## Data segment
_ _ _ _
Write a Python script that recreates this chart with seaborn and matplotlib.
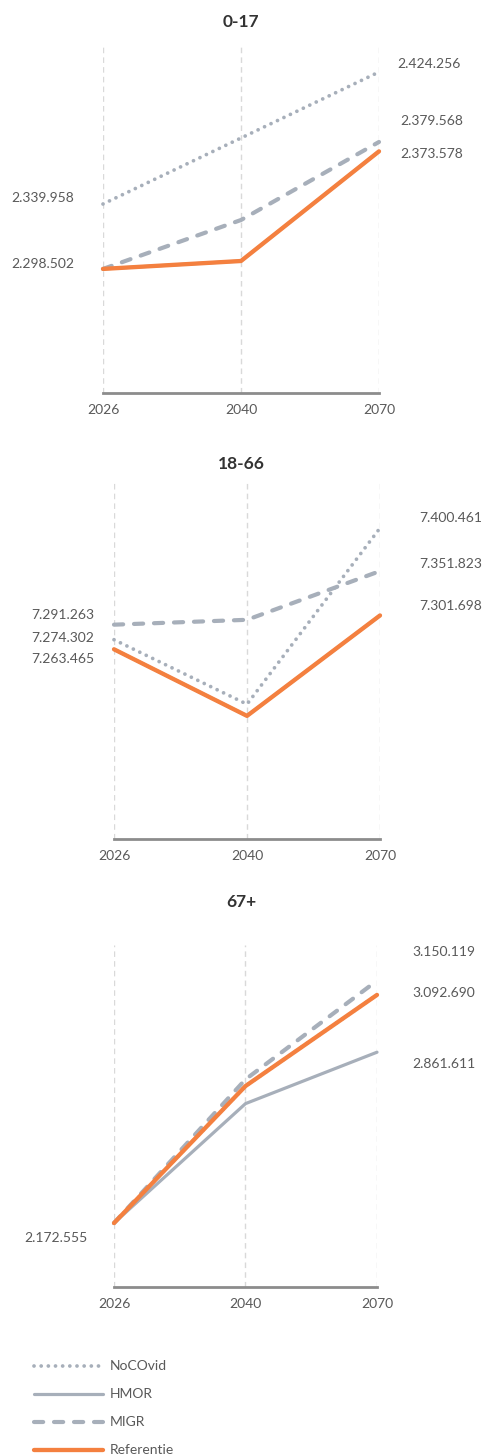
import pandas as pd
import matplotlib.pyplot as plt
import seaborn as sns

# jaren en scenario's
jaren = ['2026', '2040', '2070']
scenarios = ['NoCOvid', 'HMOR', 'MIGR', 'Referentie']

# 0-17
jong_nocovid = [2339958, 2382100, 2424256]
jong_hmor = [2298502, 2303558, 2373578]
jong_migr = [2298502, 2329740, 2379568]
jong_ref = [2298502, 2303558, 2373578]

# 18-66
actief_nocovid = [7274302, 7201405, 7400461]
actief_hmor = [7263465, 7188210, 7301698]
actief_migr = [7291263, 7296786, 7351823]
actief_ref = [7263465, 7188210, 7301698]

# 67+
oud_nocovid = [2172555, 2725149, 3092690]
oud_hmor = [2172555, 2654235, 2861611]
oud_migr = [2172555, 2751909, 3150119]
oud_ref = [2172555, 2725149, 3092690]

groepen = ['0-17', '18-66', '67+']
reeksen = {
    '0-17': [jong_nocovid, jong_hmor, jong_migr, jong_ref],
    '18-66': [actief_nocovid, actief_hmor, actief_migr, actief_ref],
    '67+': [oud_nocovid, oud_hmor, oud_migr, oud_ref],
}

# labels: (scenario, jaar-index, dx, dy) in pixels
labels = {
    '0-17': [('NoCOvid', 0, -29, 6), ('Referentie', 0, -29, 5),
             ('NoCOvid', 2, 18, 8), ('MIGR', 2, 21, 21), ('Referentie', 2, 21, -3)],
    '18-66': [('MIGR', 0, -20, 10), ('NoCOvid', 0, -20, 2), ('Referentie', 0, -20, -10),
              ('NoCOvid', 2, 39, 10), ('MIGR', 2, 39, 7), ('Referentie', 2, 39, 9)],
    '67+': [('Referentie', 0, -26, -15),
            ('MIGR', 2, 35, 29), ('Referentie', 2, 35, 2), ('HMOR', 2, 35, -12)],
}

ylims = {'0-17': (2219263, 2440221), '18-66': (7049097, 7451356), '67+': (1914699, 3293960)}
posities = {'0-17': [103/485, 1-393/1455, 276/485, 346/1455],
            '18-66': [114/485, 1-839/1455, 266/485, 356/1455],
            '67+': [114/485, 1-1287/1455, 263/485, 342/1455]}
titel_y = {'0-17': 1-22/1455, '18-66': 1-464/1455, '67+': 1-902/1455}

grijs = '#a7afba'
oranje = '#f4803f'
kleuren = {'NoCOvid': grijs, 'HMOR': grijs, 'MIGR': grijs, 'Referentie': oranje}
dashes = {'NoCOvid': (0.01, 1.9), 'HMOR': '', 'MIGR': (2.2, 2.6), 'Referentie': ''}
sizes = {'NoCOvid': 2.7, 'HMOR': 2.3, 'MIGR': 3.0, 'Referentie': 3.1}

sns.set_style('white')
plt.rcParams['font.family'] = ['Lato', 'DejaVu Sans']

fig = plt.figure(figsize=(4.85, 14.55), dpi=100)

for groep in groepen:
    rows = []
    for sc, waarden in zip(scenarios, reeksen[groep]):
        for j, w in zip(jaren, waarden):
            rows.append({'Jaar': j, 'Aantal': w, 'Scenario': sc})
    df = pd.DataFrame(rows)

    ax = fig.add_axes(posities[groep])
    sns.lineplot(data=df, x='Jaar', y='Aantal', hue='Scenario', style='Scenario',
                 size='Scenario', hue_order=scenarios, style_order=scenarios,
                 size_order=scenarios, palette=kleuren, dashes=dashes, sizes=sizes,
                 legend=False, ax=ax)
    for ln in ax.lines:
        ln.set_solid_capstyle('round')
        ln.set_dash_capstyle('round')
        ln.set_solid_joinstyle('round')
        ln.set_clip_on(False)

    ax.set_xlim(0, 2)
    ax.set_ylim(*ylims[groep])
    ax.set_xlabel('')
    ax.set_ylabel('')
    ax.set_yticks([])
    ax.xaxis.grid(True, color='#d9d9d9', linestyle=(0, (4, 3)), linewidth=1)
    for s in ['top', 'left', 'right']:
        ax.spines[s].set_visible(False)
    ax.spines['bottom'].set_color('#8c8c8c')
    ax.spines['bottom'].set_linewidth(2)
    ax.tick_params(axis='x', colors='#8c8c8c', length=4, width=1.5, labelsize=10,
                   labelcolor='#595959', pad=4)

    fig.text(0.497, titel_y[groep], groep, ha='center', va='center',
             fontsize=12.5, fontweight='bold', color='#333333')

    for sc, i, dx, dy in labels[groep]:
        w = reeksen[groep][scenarios.index(sc)][i]
        tekst = f'{w:,}'.replace(',', '.')
        ax.annotate(tekst, xy=(i, w), xytext=(dx, dy), textcoords='offset pixels',
                    ha='right' if dx < 0 else 'left', va='center',
                    fontsize=10, color='#595959', annotation_clip=False)

handles = ax.lines[:4]
fig.legend(handles, scenarios, loc='upper left', bbox_to_anchor=(21/485, 1-1348/1455),
           frameon=False, handlelength=5, fontsize=10, labelspacing=1.15,
           handletextpad=0.5, labelcolor='#595959')

fig.savefig('out.png', dpi=100)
_ _ _ _
## What you are asked to do
Every line above should be returned exactly; the pictures stay out.

## Response to this task
Write a Python script that recreates this chart with seaborn and matplotlib.
import pandas as pd
import matplotlib.pyplot as plt
import seaborn as sns

# jaren en scenario's
jaren = ['2026', '2040', '2070']
scenarios = ['NoCOvid', 'HMOR', 'MIGR', 'Referentie']

# 0-17
jong_nocovid = [2339958, 2382100, 2424256]
jong_hmor = [2298502, 2303558, 2373578]
jong_migr = [2298502, 2329740, 2379568]
jong_ref = [2298502, 2303558, 2373578]

# 18-66
actief_nocovid = [7274302, 7201405, 7400461]
actief_hmor = [7263465, 7188210, 7301698]
actief_migr = [7291263, 7296786, 7351823]
actief_ref = [7263465, 7188210, 7301698]

# 67+
oud_nocovid = [2172555, 2725149, 3092690]
oud_hmor = [2172555, 2654235, 2861611]
oud_migr = [2172555, 2751909, 3150119]
oud_ref = [2172555, 2725149, 3092690]

groepen = ['0-17', '18-66', '67+']
reeksen = {
    '0-17': [jong_nocovid, jong_hmor, jong_migr, jong_ref],
    '18-66': [actief_nocovid, actief_hmor, actief_migr, actief_ref],
    '67+': [oud_nocovid, oud_hmor, oud_migr, oud_ref],
}

# labels: (scenario, jaar-index, dx, dy) in pixels
labels = {
    '0-17': [('NoCOvid', 0, -29, 6), ('Referentie', 0, -29, 5),
             ('NoCOvid', 2, 18, 8), ('MIGR', 2, 21, 21), ('Referentie', 2, 21, -3)],
    '18-66': [('MIGR', 0, -20, 10), ('NoCOvid', 0, -20, 2), ('Referentie', 0, -20, -10),
              ('NoCOvid', 2, 39, 10), ('MIGR', 2, 39, 7), ('Referentie', 2, 39, 9)],
    '67+': [('Referentie', 0, -26, -15),
            ('MIGR', 2, 35, 29), ('Referentie', 2, 35, 2), ('HMOR', 2, 35, -12)],
}

ylims = {'0-17': (2219263, 2440221), '18-66': (7049097, 7451356), '67+': (1914699, 3293960)}
posities = {'0-17': [103/485, 1-393/1455, 276/485, 346/1455],
            '18-66': [114/485, 1-839/1455, 266/485, 356/1455],
            '67+': [114/485, 1-1287/1455, 263/485, 342/1455]}
titel_y = {'0-17': 1-22/1455, '18-66': 1-464/1455, '67+': 1-902/1455}

grijs = '#a7afba'
oranje = '#f4803f'
kleuren = {'NoCOvid': grijs, 'HMOR': grijs, 'MIGR': grijs, 'Referentie': oranje}
dashes = {'NoCOvid': (0.01, 1.9), 'HMOR': '', 'MIGR': (2.2, 2.6), 'Referentie': ''}
sizes = {'NoCOvid': 2.7, 'HMOR': 2.3, 'MIGR': 3.0, 'Referentie': 3.1}

sns.set_style('white')
plt.rcParams['font.family'] = ['Lato', 'DejaVu Sans']

fig = plt.figure(figsize=(4.85, 14.55), dpi=100)

for groep in groepen:
    rows = []
    for sc, waarden in zip(scenarios, reeksen[groep]):
        for j, w in zip(jaren, waarden):
            rows.append({'Jaar': j, 'Aantal': w, 'Scenario': sc})
    df = pd.DataFrame(rows)

    ax = fig.add_axes(posities[groep])
    sns.lineplot(data=df, x='Jaar', y='Aantal', hue='Scenario', style='Scenario',
                 size='Scenario', hue_order=scenarios, style_order=scenarios,
                 size_order=scenarios, palette=kleuren, dashes=dashes, sizes=sizes,
                 legend=False, ax=ax)
    for ln in ax.lines:
        ln.set_solid_capstyle('round')
        ln.set_dash_capstyle('round')
        ln.set_solid_joinstyle('round')
        ln.set_clip_on(False)

    ax.set_xlim(0, 2)
    ax.set_ylim(*ylims[groep])
    ax.set_xlabel('')
    ax.set_ylabel('')
    ax.set_yticks([])
    ax.xaxis.grid(True, color='#d9d9d9', linestyle=(0, (4, 3)), linewidth=1)
    for s in ['top', 'left', 'right']:
        ax.spines[s].set_visible(False)
    ax.spines['bottom'].set_color('#8c8c8c')
    ax.spines['bottom'].set_linewidth(2)
    ax.tick_params(axis='x', colors='#8c8c8c', length=4, width=1.5, labelsize=10,
                   labelcolor='#595959', pad=4)

    fig.text(0.497, titel_y[groep], groep, ha='center', va='center',
             fontsize=12.5, fontweight='bold', color='#333333')

    for sc, i, dx, dy in labels[groep]:
        w = reeksen[groep][scenarios.index(sc)][i]
        tekst = f'{w:,}'.replace(',', '.')
        ax.annotate(tekst, xy=(i, w), xytext=(dx, dy), textcoords='offset pixels',
                    ha='right' if dx < 0 else 'left', va='center',
                    fontsize=10, color='#595959', annotation_clip=False)

handles = ax.lines[:4]
fig.legend(handles, scenarios, loc='upper left', bbox_to_anchor=(21/485, 1-1348/1455),
           frameon=False, handlelength=5, fontsize=10, labelspacing=1.15,
           handletextpad=0.5, labelcolor='#595959')

fig.savefig('out.png', dpi=100)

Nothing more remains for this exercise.